New Delhi: While the Narendra Modi-led BJP’s main thrust is still on “muscular nationalism”, terrorism and polarisation for the general election, a survey by the Association for Democratic Reforms (ADR) and the National Election Watch (NEW) found employment is the biggest issue for voters, followed by healthcare, the availability of clean drinking water and agricultural issues.

Agriculture-related governance issues featured predominantly in the all India top 10 voters’ priorities such as availability of water for agriculture (26.40 per cent) that was ranked sixth, agriculture loan availability (25.62 per cent) was ranked seventh, higher price realisation for farm products (25.41 per cent) was ranked eighth, and agriculture subsidy for seeds/fertilsers (25.06 per cent) was ranked ninth.


“Governnace-related issues were the top priorities while terrorism was ranked 30th out of 31 issues, clearly indicating voters’ priorities,” said Maj. Gen. Anil Verma (Retd), the head of NEW and ADR.

In fact, voters felt that the worst performance of the government was on the issues of encroachment of public land, terrorism, training for jobs, strong defence/military, eradication of corruption, lower food prices for consumers and mining/quarrying.

The survey also found that for most voters (75.11 per cent), the chief ministerial candidate was the biggest reason behind voting for a particular candidate, followed by the candidate’s party (71.32 per cent) and the candidate (68.03%) himself/herself.

“It is distressing to see that for 41.34 per cent of voters, distribution of cash, liquor, gifts etc was an important factor behind voting for a particular candidate in an election,” the survey found.

Interestingly, when it came to voting for candidates with criminal antecedents, most voters (36.67 per cent) said people vote for such candidates because they are unaware of his/her criminal records and they are also willing to vote for a candidate with criminal records if he/she has done good work in the past.

While 97.86 per cent of voters felt candidates with criminal backgrounds should not be in Parliament or the state Assemblies, only 35.20 per cent voters knew they could get information on the criminal records of the candidates.

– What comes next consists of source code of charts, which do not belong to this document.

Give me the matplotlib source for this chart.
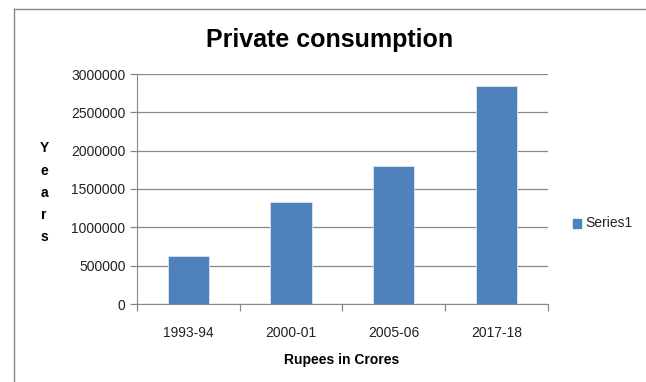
import matplotlib.pyplot as plt
from matplotlib.lines import Line2D
from matplotlib.patches import Rectangle

years = ["1993-94", "2000-01", "2005-06", "2017-18"]
consumption = [630000, 1334000, 1796000, 2847000]
yticks = [0, 500000, 1000000, 1500000, 2000000, 2500000, 3000000]

plt.rcParams['font.family'] = ['Liberation Sans', 'DejaVu Sans']

W, H = 646, 382
fig = plt.figure(figsize=(W / 100, H / 100), dpi=100)
ax = fig.add_axes([136.7 / W, 1 - 304 / H, (548 - 136.7) / W, (304 - 74) / H])

x = range(len(years))
ax.bar(x, consumption, width=0.4, color="#4F81BD", edgecolor="#DCE6F2",
       linewidth=0.6, zorder=3, label="Series1")

ax.set_xlim(-0.5, len(years) - 0.5)
ax.set_ylim(0, 3000000)
ax.set_yticks(yticks)
ax.set_yticklabels([str(v) for v in yticks], fontsize=10, color="#222222")
ax.yaxis.grid(True, color="#888888", linewidth=0.9, zorder=0)

ax.set_xticks(list(x))
ax.set_xticklabels(years, fontsize=10, color="#222222")
ax.tick_params(axis="x", length=0, pad=16)
ax.set_xticks([i - 0.5 for i in range(len(years) + 1)], minor=True)
ax.tick_params(axis="x", which="minor", length=5, color="#888888", width=0.9)
ax.tick_params(axis="y", length=5, color="#888888", width=0.9, pad=3)

for s in ["top", "right"]:
    ax.spines[s].set_visible(False)
ax.spines["left"].set_color("#888888")
ax.spines["bottom"].set_color("#888888")

fig.text(330 / W, 1 - 40 / H, "Private consumption", fontsize=18,
         fontweight="bold", ha="center", va="center")
fig.text(342 / W, 1 - 360 / H, "Rupees in Crores", fontsize=10,
         fontweight="bold", ha="center", va="center")
fig.text(44 / W, 1 - 193 / H, "Y\ne\na\nr\ns", fontsize=10, fontweight="bold",
         ha="center", va="center", linespacing=1.75)

# legend entry on the right
fig.add_artist(Rectangle((573 / W, 1 - 228 / H), 8 / W, 9 / H,
                         transform=fig.transFigure, color="#4F81BD"))
fig.text(585 / W, 1 - 223 / H, "Series1", fontsize=10, va="center", color="#222222")

# chart frame
fig.add_artist(Line2D([14 / W, 14 / W], [0, 1 - 9 / H], transform=fig.transFigure,
                      color="#888888", linewidth=1))
fig.add_artist(Line2D([14 / W, 1], [1 - 9 / H, 1 - 9 / H], transform=fig.transFigure,
                      color="#888888", linewidth=1))

fig.savefig("out.png", dpi=100)
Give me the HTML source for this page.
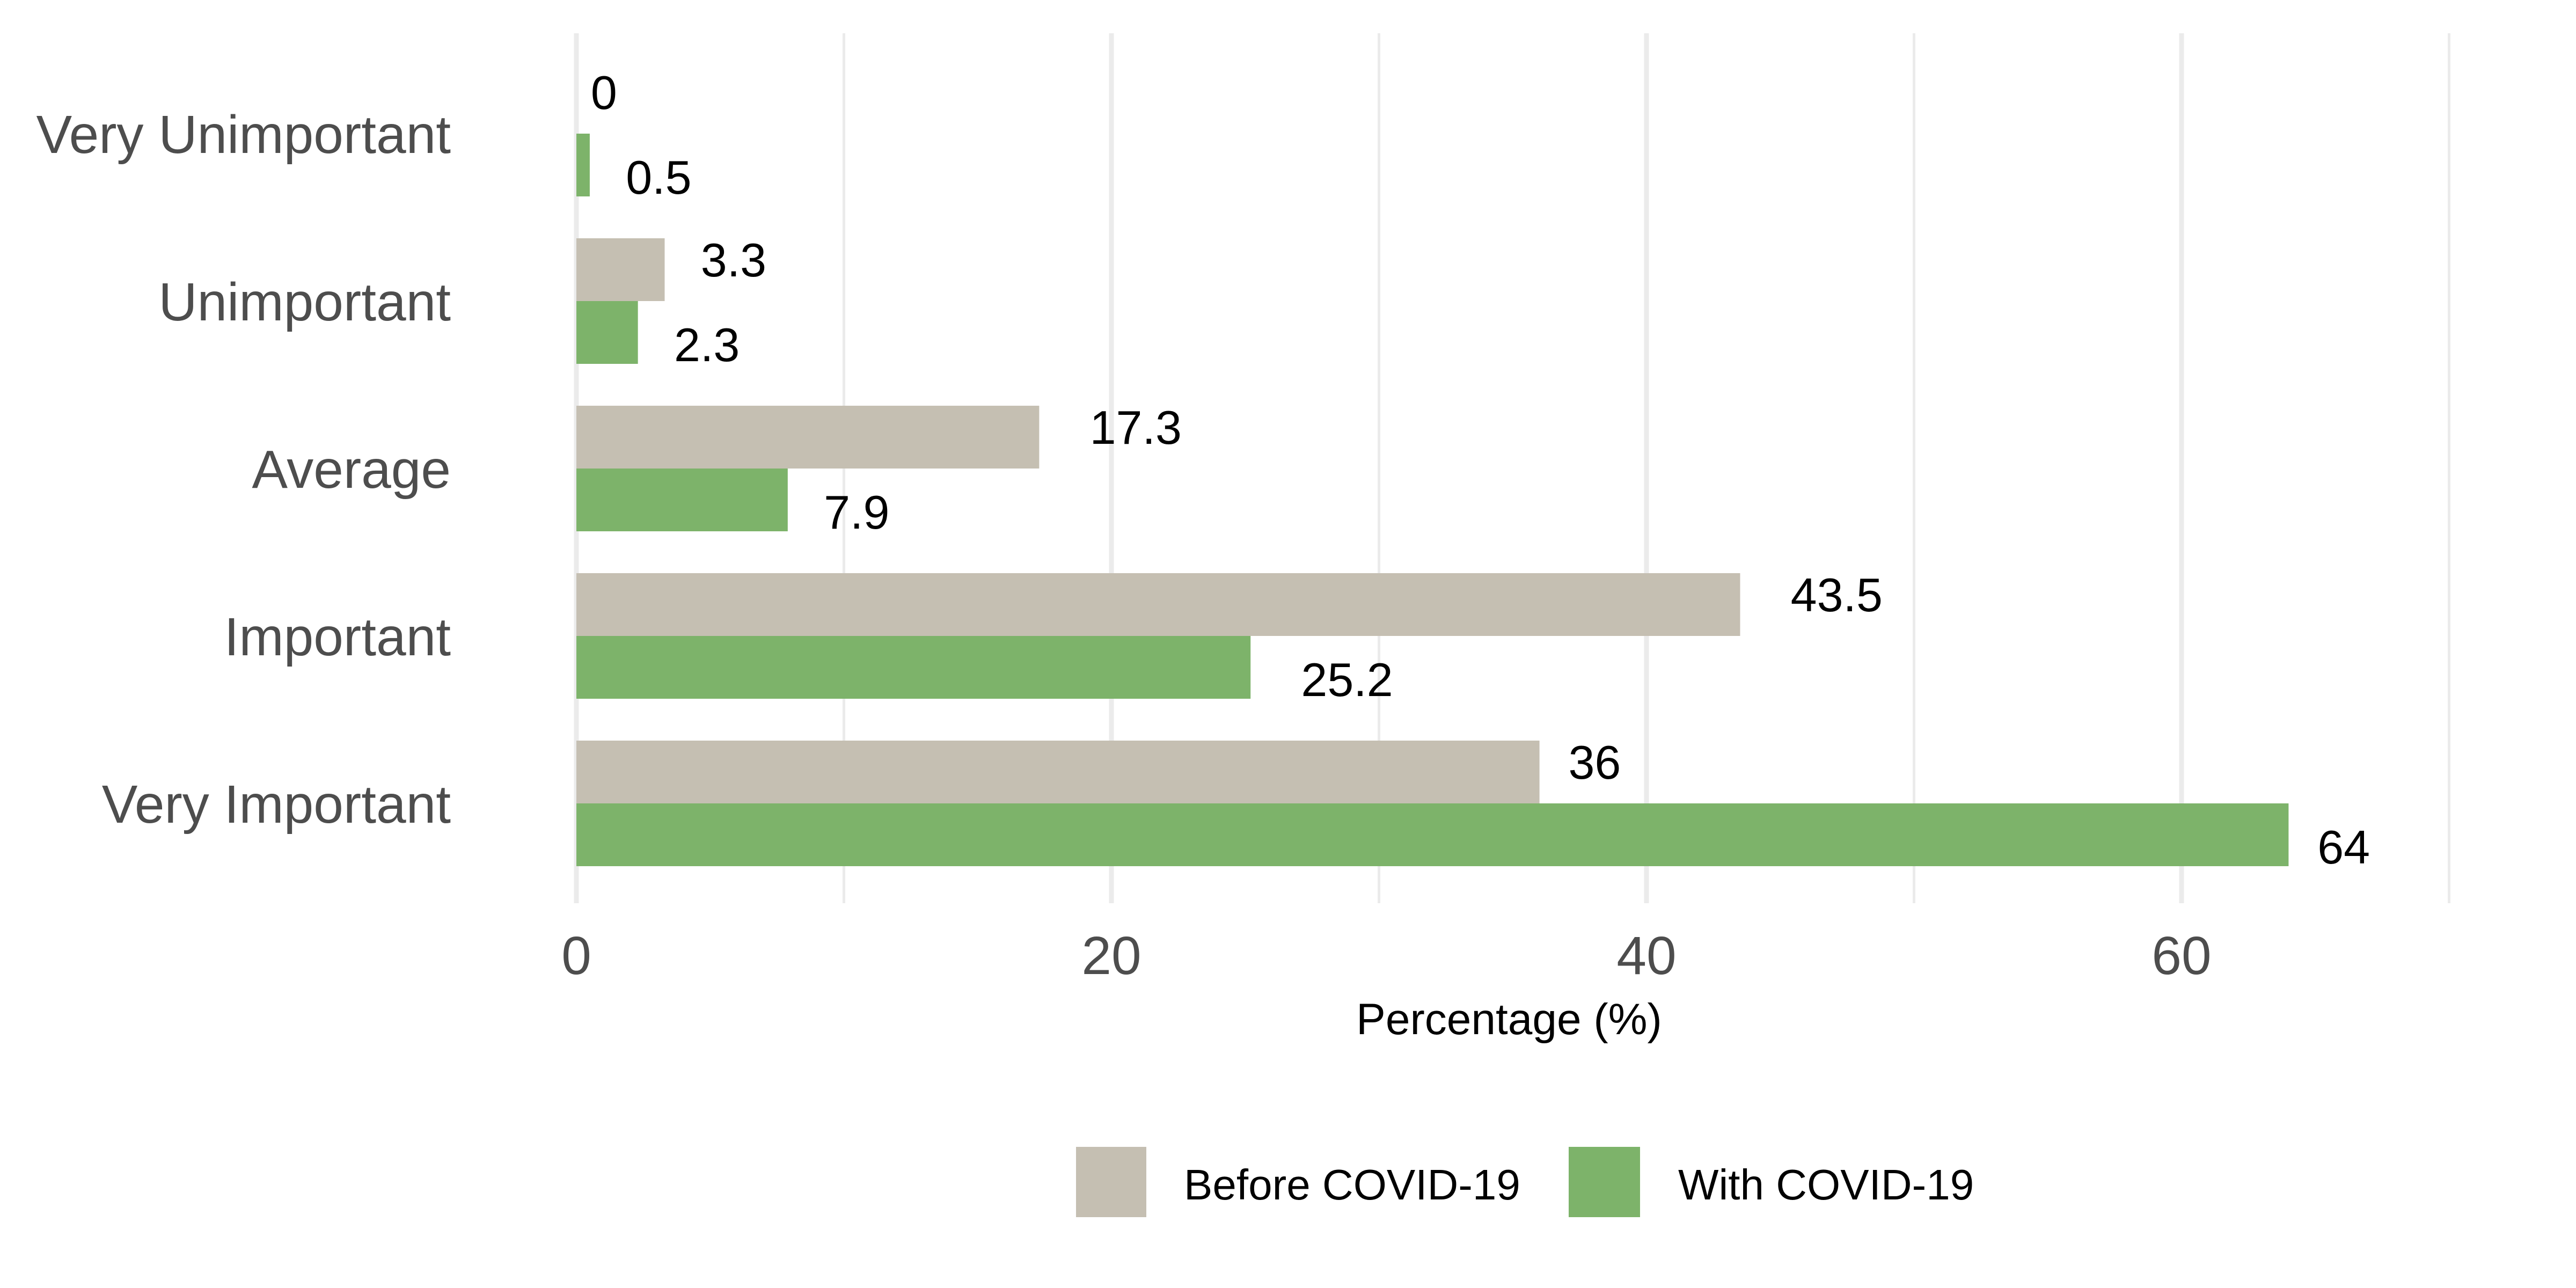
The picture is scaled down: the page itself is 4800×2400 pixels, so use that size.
<!DOCTYPE html>
<html><head><meta charset="utf-8"><style>
html,body{margin:0;padding:0;background:#fff;}
svg{display:block;font-family:"Liberation Sans",Arial,sans-serif;}
</style></head><body>
<svg id="chart" width="4800" height="2400" viewBox="0 0 4800 2400" xmlns="http://www.w3.org/2000/svg">
<rect width="4800" height="2400" fill="#fff"/>
<g id="grid"></g>
<g id="bars"></g>
<g id="labels"></g>
<g id="yaxis"></g>
<g id="xaxis"></g>
<text x="2812" y="1927" font-size="82" text-anchor="middle" fill="#000">Percentage (%)</text>
<g>
  <rect x="2005" y="2137" width="131" height="131" fill="#c5bfb2"/>
  <text x="2206" y="2235" font-size="80" fill="#000">Before COVID-19</text>
  <rect x="2923" y="2137" width="133" height="131" fill="#7db36a"/>
  <text x="3127" y="2235" font-size="80" fill="#000">With COVID-19</text>
</g>
</svg>
<script>
const categories = ["Very Unimportant","Unimportant","Average","Important","Very Important"];
const beforeValues = [0, 3.3, 17.3, 43.5, 36];
const withValues = [0.5, 2.3, 7.9, 25.2, 64];
const majorTicks = [0, 20, 40, 60];
const minorTicks = [10, 30, 50, 70];

const NS = "http://www.w3.org/2000/svg";
const X0 = 1074, PX = 49.85, TOP = 62, BOTTOM = 1683, CAT0 = 249, STEP = 312, BH = 117;
const xs = v => X0 + v * PX;
const ys = i => CAT0 + i * STEP;
function mk(tag, attrs, parent) {
  const e = document.createElementNS(NS, tag);
  for (const k in attrs) e.setAttribute(k, attrs[k]);
  parent.appendChild(e);
  return e;
}
const grid = document.getElementById('grid');
minorTicks.forEach(t => {
  const l = mk('line', {x1: xs(t), x2: xs(t), y1: TOP, y2: BOTTOM, stroke: '#ebebeb', 'stroke-width': 5}, grid);
  
  
});
const xaxis = document.getElementById('xaxis');
majorTicks.forEach(t => {
  const l = mk('line', {x1: xs(t), x2: xs(t), y1: TOP, y2: BOTTOM, stroke: '#ebebeb', 'stroke-width': 9}, grid);
  
  
  const tx = mk('text', {x: xs(t), y: 1815, 'font-size': 100, 'text-anchor': 'middle', fill: '#4d4d4d'}, xaxis);
  tx.textContent = t;
  
  
});
const bars = document.getElementById('bars');
const labels = document.getElementById('labels');
const yaxis = document.getElementById('yaxis');
categories.forEach((c, i) => {
  const cy = ys(i);
  const yl = mk('text', {x: 840, y: cy + 36, 'font-size': 100, 'text-anchor': 'end', fill: '#4d4d4d'}, yaxis);
  yl.textContent = c;
  
  
  const b = mk('rect', {x: xs(0), y: cy - BH, width: xs(beforeValues[i]) - xs(0), height: BH, fill: '#c5bfb2'}, bars);
  
  
  const g = mk('rect', {x: xs(0), y: cy, width: xs(withValues[i]) - xs(0), height: BH, fill: '#7db36a'}, bars);
  
  
  [[beforeValues[i], cy - 46, 'value-label-before'], [withValues[i], cy + 112, 'value-label-with']].forEach(([v, y, n]) => {
    const t = mk('text', {x: xs(v), y: y, 'font-size': 88, fill: '#000'}, labels);
    t.textContent = String(v);
    
    
    const w = t.getComputedTextLength();
    t.setAttribute('x', xs(v) + 0.55 * w);
  });
});
</script>
</body></html>
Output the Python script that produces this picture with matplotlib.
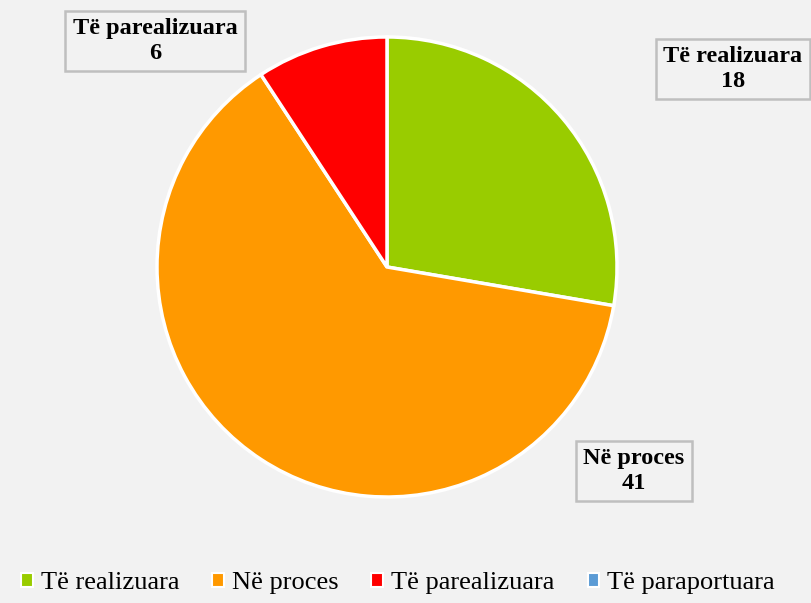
import matplotlib
matplotlib.use("Agg")
import matplotlib.pyplot as plt
from matplotlib.patches import Patch

# te dhenat
kategorite = ["Të realizuara", "Në proces", "Të parealizuara", "Të paraportuara"]
vlerat = [18, 41, 6, 0]
ngjyrat = ["#99cc00", "#ff9900", "#ff0000", "#5b9bd5"]

plt.rcParams["font.family"] = ["Liberation Serif", "DejaVu Serif"]
bg = "#f2f2f2"

fig = plt.figure(figsize=(8.12, 6.03), dpi=100, facecolor=bg)
ax = fig.add_axes([0, 0, 1, 1])
ax.set_facecolor(bg)

# vetem pjeset me vlere
idx = [i for i, v in enumerate(vlerat) if v > 0]
wedges, _ = ax.pie([vlerat[i] for i in idx], colors=[ngjyrat[i] for i in idx],
                   startangle=90, counterclock=False, radius=230,
                   center=(387, 336), explode=[0.02, 0, 0.02],
                   wedgeprops=dict(edgecolor="white", linewidth=2.5), frame=True)
ax.set_xlim(0, 812)
ax.set_ylim(0, 603)
ax.axis("off")

# etiketat me kuti
pozicionet = {0: (733, 534), 1: (634, 132), 2: (155, 562)}
for i, (x, y) in pozicionet.items():
    ax.text(x, y, f"{kategorite[i]}\n{vlerat[i]}", ha="center", va="center",
            fontsize=17.5, fontweight="bold", linespacing=1.25,
            bbox=dict(boxstyle="square,pad=0.3", facecolor=bg,
                      edgecolor="#bfbfbf", linewidth=1.8))

handles = [Patch(facecolor=c, edgecolor="white", linewidth=1.5) for c in ngjyrat]
fig.legend(handles, kategorite, loc="lower center", ncol=4, frameon=False,
           fontsize=19, handlelength=0.45, handleheight=0.45, handletextpad=0.3,
           columnspacing=1.25, bbox_to_anchor=(0.49, -0.025))

fig.savefig("out.png", dpi=100, facecolor=bg)
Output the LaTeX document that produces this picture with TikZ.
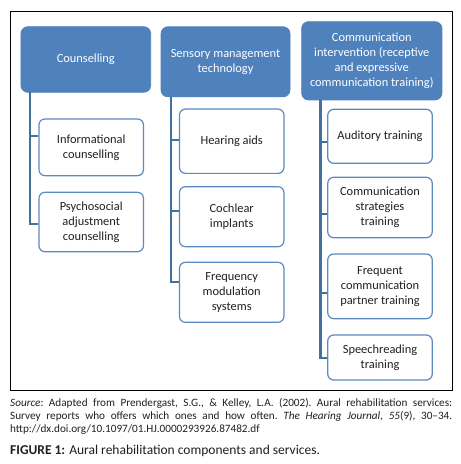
\documentclass[tikz,border=0pt]{standalone}
\usepackage{fontspec}
\setmainfont{Carlito}
\definecolor{hdrblue}{HTML}{4F81BD}
\definecolor{boxblue}{HTML}{5B8AC2}
\definecolor{linkblue}{HTML}{41719C}
\definecolor{txt}{HTML}{231F20}
\begin{document}
\begin{tikzpicture}[x=1pt,y=-1pt,
  hdr/.style={draw=hdrblue, fill=hdrblue, rounded corners=7pt, text=white, align=center,
    inner sep=0pt, font=\fontsize{12.4}{15}\selectfont, line width=0.8pt},
  child/.style={draw=boxblue, fill=white, rounded corners=6pt, text=txt, align=center,
    inner sep=0pt, font=\fontsize{12.4}{15}\selectfont, line width=1.2pt,
    minimum width=104.5pt},
  link/.style={draw=linkblue, line width=2.2pt}
]
\useasboundingbox (0,0) rectangle (461,464);
\fill[white] (0,0) rectangle (461,464);
\draw[line width=0.9pt, black] (10,11) rectangle (452,390);

% headers
\node[hdr, minimum width=129.7pt, minimum height=65.6pt] (h1) at (85.8,59.5) {Counselling};
\node[hdr, minimum width=129pt, minimum height=70pt] (h2) at (225.5,61.8) {Sensory management\\technology};
\node[hdr, minimum width=140.3pt, minimum height=78.3pt] (h3) at (371.8,60.8) {Communication\\intervention (receptive\\and expressive\\communication training)};

% children column 1
\node[child, minimum height=56.7pt] (a1) at (91.2,147.3) {Informational\\counselling};
\node[child, minimum height=59.4pt] (a2) at (91.2,222) {Psychosocial\\adjustment\\counselling};
% column 2
\node[child, minimum height=64.3pt] (b1) at (231.7,141.2) {Hearing aids};
\node[child, minimum height=60pt] (b2) at (231.7,216.7) {Cochlear\\implants};
\node[child, minimum height=60pt] (b3) at (231.7,292.3) {Frequency\\modulation\\systems};
% column 3
\node[child, minimum height=54pt] (c1) at (380,136.3) {Auditory training};
\node[child, minimum height=60.4pt] (c2) at (380,207.5) {Communication\\strategies\\training};
\node[child, minimum height=64.7pt] (c3) at (380,286.3) {Frequent\\communication\\partner training};
\node[child, minimum height=45pt] (c4) at (380,357.5) {Speechreading\\training};

% trunk tops
\coordinate (t1) at (30,92.3);
\coordinate (t2) at (170.7,96.7);
\coordinate (t3) at (320.5,100);

% connectors
\draw[link] (t1) |- ([yshift=11.3pt]a1.west);
\draw[link] (t1) |- ([yshift=-2pt]a2.west);
\draw[link] (t2) |- ([yshift=1.2pt]b1.west);
\draw[link] (t2) |- ([yshift=5.7pt]b2.west);
\draw[link] (t2) |- ([yshift=10.6pt]b3.west);
\draw[link] (t3) |- ([yshift=-6pt]c1.west);
\draw[link] (t3) |- ([yshift=-6.8pt]c2.west);
\draw[link] (t3) |- ([yshift=-7pt]c3.west);
\draw[link] (t3) |- ([yshift=-0.8pt]c4.west);

% caption
\node[anchor=north west, inner sep=0pt, text width=442pt, align=justify, text=txt,
  font=\fontsize{11.2}{13.3}\selectfont\frenchspacing] (src) at (10,398)
  {\textit{Source}: Adapted from Prendergast, S.G., \& Kelley, L.A. (2002). Aural rehabilitation services:\linebreak
   Survey reports who offers which ones and how often. \textit{The Hearing Journal, 55}(9), 30--34.\linebreak
   http://dx.doi.org/10.1097/01.HJ.0000293926.87482.df\hfill\null};
\node[anchor=north west, inner sep=0pt, text=txt, font=\fontsize{13.5}{15}\selectfont] (fig) at (10,444.5)
  {\textbf{FIGURE 1:} Aural rehabilitation components and services.};
\end{tikzpicture}
\end{document}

The ADR also conducted an analysis of self-sworn affidavits of 909 out of 918 of candidates, and it was found that 170 (19 per cent) out of 909 candidates had declared criminal cases against themselves.

Of these, 20 candidates had crimes against women listed against them, including assault or criminal force to a woman with intent to outrage her modesty, dowry death, gesture or act intended to insult the modesty of a woman; while two had cases of rape against them. Ten candidates had cases related to hate speech against them.